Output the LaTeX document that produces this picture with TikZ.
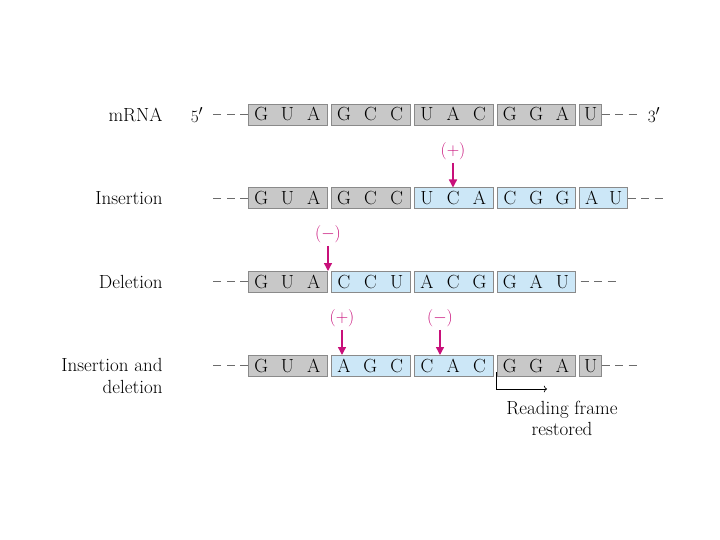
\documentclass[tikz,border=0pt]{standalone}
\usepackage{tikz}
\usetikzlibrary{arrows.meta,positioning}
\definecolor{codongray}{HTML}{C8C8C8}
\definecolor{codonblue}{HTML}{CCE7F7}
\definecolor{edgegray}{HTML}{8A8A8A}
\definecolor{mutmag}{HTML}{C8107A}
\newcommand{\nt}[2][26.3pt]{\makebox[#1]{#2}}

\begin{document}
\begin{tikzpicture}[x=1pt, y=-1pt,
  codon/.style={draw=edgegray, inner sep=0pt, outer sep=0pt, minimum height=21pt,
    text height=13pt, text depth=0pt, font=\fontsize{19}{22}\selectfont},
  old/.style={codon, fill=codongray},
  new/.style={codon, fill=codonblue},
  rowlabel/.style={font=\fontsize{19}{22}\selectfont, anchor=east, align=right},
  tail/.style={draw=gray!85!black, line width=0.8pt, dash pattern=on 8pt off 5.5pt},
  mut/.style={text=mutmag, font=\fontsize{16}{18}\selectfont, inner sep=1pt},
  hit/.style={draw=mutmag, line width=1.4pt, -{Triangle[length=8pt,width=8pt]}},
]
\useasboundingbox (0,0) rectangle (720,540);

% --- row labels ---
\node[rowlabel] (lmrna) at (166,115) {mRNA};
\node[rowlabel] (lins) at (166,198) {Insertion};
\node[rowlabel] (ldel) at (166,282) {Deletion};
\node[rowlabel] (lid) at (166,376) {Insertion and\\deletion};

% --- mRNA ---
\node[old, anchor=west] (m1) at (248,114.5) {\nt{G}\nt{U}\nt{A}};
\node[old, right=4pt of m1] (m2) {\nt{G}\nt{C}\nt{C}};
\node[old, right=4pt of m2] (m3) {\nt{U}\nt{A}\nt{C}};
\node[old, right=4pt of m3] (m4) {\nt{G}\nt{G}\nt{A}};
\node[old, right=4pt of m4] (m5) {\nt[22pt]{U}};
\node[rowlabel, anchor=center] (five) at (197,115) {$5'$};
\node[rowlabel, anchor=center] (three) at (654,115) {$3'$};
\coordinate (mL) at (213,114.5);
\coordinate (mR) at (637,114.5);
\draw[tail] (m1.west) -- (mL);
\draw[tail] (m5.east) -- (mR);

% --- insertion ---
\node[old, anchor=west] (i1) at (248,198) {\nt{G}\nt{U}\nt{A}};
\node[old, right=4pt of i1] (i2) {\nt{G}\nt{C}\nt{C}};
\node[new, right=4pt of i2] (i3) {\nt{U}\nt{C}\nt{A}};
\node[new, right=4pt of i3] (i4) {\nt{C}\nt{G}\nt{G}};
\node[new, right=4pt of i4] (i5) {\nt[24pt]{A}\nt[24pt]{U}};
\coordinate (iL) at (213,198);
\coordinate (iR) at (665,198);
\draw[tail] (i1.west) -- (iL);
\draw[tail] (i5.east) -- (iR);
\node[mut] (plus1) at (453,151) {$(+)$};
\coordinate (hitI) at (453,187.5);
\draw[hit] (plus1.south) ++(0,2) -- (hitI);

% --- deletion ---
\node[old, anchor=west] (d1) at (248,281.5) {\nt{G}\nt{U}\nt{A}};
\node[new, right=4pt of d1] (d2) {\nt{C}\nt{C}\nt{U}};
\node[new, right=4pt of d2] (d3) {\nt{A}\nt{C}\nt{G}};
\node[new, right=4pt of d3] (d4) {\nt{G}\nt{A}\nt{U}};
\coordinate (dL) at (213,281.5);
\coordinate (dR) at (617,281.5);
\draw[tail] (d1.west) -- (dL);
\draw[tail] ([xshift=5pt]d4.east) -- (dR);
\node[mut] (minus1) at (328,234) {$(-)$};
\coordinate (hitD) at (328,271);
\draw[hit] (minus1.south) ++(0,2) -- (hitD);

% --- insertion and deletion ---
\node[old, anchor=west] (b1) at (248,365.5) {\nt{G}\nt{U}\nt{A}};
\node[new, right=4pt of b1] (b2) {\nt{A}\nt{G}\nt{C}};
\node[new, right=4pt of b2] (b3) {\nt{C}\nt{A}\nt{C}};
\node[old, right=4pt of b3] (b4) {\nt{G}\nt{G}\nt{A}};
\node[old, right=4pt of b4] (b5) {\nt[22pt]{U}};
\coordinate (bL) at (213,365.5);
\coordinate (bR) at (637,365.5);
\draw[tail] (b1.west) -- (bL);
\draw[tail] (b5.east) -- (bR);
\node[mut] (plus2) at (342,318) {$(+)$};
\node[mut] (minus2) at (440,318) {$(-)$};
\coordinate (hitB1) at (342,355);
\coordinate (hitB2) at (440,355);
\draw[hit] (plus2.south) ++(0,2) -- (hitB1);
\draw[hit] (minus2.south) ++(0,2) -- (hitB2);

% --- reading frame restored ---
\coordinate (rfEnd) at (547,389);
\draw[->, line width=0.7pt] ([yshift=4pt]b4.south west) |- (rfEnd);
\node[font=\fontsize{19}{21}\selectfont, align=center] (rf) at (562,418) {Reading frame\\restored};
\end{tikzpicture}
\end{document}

■ ■ ■ ■

▶ _Exercise requirements_
What is needed is an exact reproduction of the data, pictures excluded.

▶ _Written answer_
Output the LaTeX document that produces this picture with TikZ.
\documentclass[tikz,border=0pt]{standalone}
\usepackage{tikz}
\usetikzlibrary{arrows.meta,positioning}
\definecolor{codongray}{HTML}{C8C8C8}
\definecolor{codonblue}{HTML}{CCE7F7}
\definecolor{edgegray}{HTML}{8A8A8A}
\definecolor{mutmag}{HTML}{C8107A}
\newcommand{\nt}[2][26.3pt]{\makebox[#1]{#2}}

\begin{document}
\begin{tikzpicture}[x=1pt, y=-1pt,
  codon/.style={draw=edgegray, inner sep=0pt, outer sep=0pt, minimum height=21pt,
    text height=13pt, text depth=0pt, font=\fontsize{19}{22}\selectfont},
  old/.style={codon, fill=codongray},
  new/.style={codon, fill=codonblue},
  rowlabel/.style={font=\fontsize{19}{22}\selectfont, anchor=east, align=right},
  tail/.style={draw=gray!85!black, line width=0.8pt, dash pattern=on 8pt off 5.5pt},
  mut/.style={text=mutmag, font=\fontsize{16}{18}\selectfont, inner sep=1pt},
  hit/.style={draw=mutmag, line width=1.4pt, -{Triangle[length=8pt,width=8pt]}},
]
\useasboundingbox (0,0) rectangle (720,540);

% --- row labels ---
\node[rowlabel] (lmrna) at (166,115) {mRNA};
\node[rowlabel] (lins) at (166,198) {Insertion};
\node[rowlabel] (ldel) at (166,282) {Deletion};
\node[rowlabel] (lid) at (166,376) {Insertion and\\deletion};

% --- mRNA ---
\node[old, anchor=west] (m1) at (248,114.5) {\nt{G}\nt{U}\nt{A}};
\node[old, right=4pt of m1] (m2) {\nt{G}\nt{C}\nt{C}};
\node[old, right=4pt of m2] (m3) {\nt{U}\nt{A}\nt{C}};
\node[old, right=4pt of m3] (m4) {\nt{G}\nt{G}\nt{A}};
\node[old, right=4pt of m4] (m5) {\nt[22pt]{U}};
\node[rowlabel, anchor=center] (five) at (197,115) {$5'$};
\node[rowlabel, anchor=center] (three) at (654,115) {$3'$};
\coordinate (mL) at (213,114.5);
\coordinate (mR) at (637,114.5);
\draw[tail] (m1.west) -- (mL);
\draw[tail] (m5.east) -- (mR);

% --- insertion ---
\node[old, anchor=west] (i1) at (248,198) {\nt{G}\nt{U}\nt{A}};
\node[old, right=4pt of i1] (i2) {\nt{G}\nt{C}\nt{C}};
\node[new, right=4pt of i2] (i3) {\nt{U}\nt{C}\nt{A}};
\node[new, right=4pt of i3] (i4) {\nt{C}\nt{G}\nt{G}};
\node[new, right=4pt of i4] (i5) {\nt[24pt]{A}\nt[24pt]{U}};
\coordinate (iL) at (213,198);
\coordinate (iR) at (665,198);
\draw[tail] (i1.west) -- (iL);
\draw[tail] (i5.east) -- (iR);
\node[mut] (plus1) at (453,151) {$(+)$};
\coordinate (hitI) at (453,187.5);
\draw[hit] (plus1.south) ++(0,2) -- (hitI);

% --- deletion ---
\node[old, anchor=west] (d1) at (248,281.5) {\nt{G}\nt{U}\nt{A}};
\node[new, right=4pt of d1] (d2) {\nt{C}\nt{C}\nt{U}};
\node[new, right=4pt of d2] (d3) {\nt{A}\nt{C}\nt{G}};
\node[new, right=4pt of d3] (d4) {\nt{G}\nt{A}\nt{U}};
\coordinate (dL) at (213,281.5);
\coordinate (dR) at (617,281.5);
\draw[tail] (d1.west) -- (dL);
\draw[tail] ([xshift=5pt]d4.east) -- (dR);
\node[mut] (minus1) at (328,234) {$(-)$};
\coordinate (hitD) at (328,271);
\draw[hit] (minus1.south) ++(0,2) -- (hitD);

% --- insertion and deletion ---
\node[old, anchor=west] (b1) at (248,365.5) {\nt{G}\nt{U}\nt{A}};
\node[new, right=4pt of b1] (b2) {\nt{A}\nt{G}\nt{C}};
\node[new, right=4pt of b2] (b3) {\nt{C}\nt{A}\nt{C}};
\node[old, right=4pt of b3] (b4) {\nt{G}\nt{G}\nt{A}};
\node[old, right=4pt of b4] (b5) {\nt[22pt]{U}};
\coordinate (bL) at (213,365.5);
\coordinate (bR) at (637,365.5);
\draw[tail] (b1.west) -- (bL);
\draw[tail] (b5.east) -- (bR);
\node[mut] (plus2) at (342,318) {$(+)$};
\node[mut] (minus2) at (440,318) {$(-)$};
\coordinate (hitB1) at (342,355);
\coordinate (hitB2) at (440,355);
\draw[hit] (plus2.south) ++(0,2) -- (hitB1);
\draw[hit] (minus2.south) ++(0,2) -- (hitB2);

% --- reading frame restored ---
\coordinate (rfEnd) at (547,389);
\draw[->, line width=0.7pt] ([yshift=4pt]b4.south west) |- (rfEnd);
\node[font=\fontsize{19}{21}\selectfont, align=center] (rf) at (562,418) {Reading frame\\restored};
\end{tikzpicture}
\end{document}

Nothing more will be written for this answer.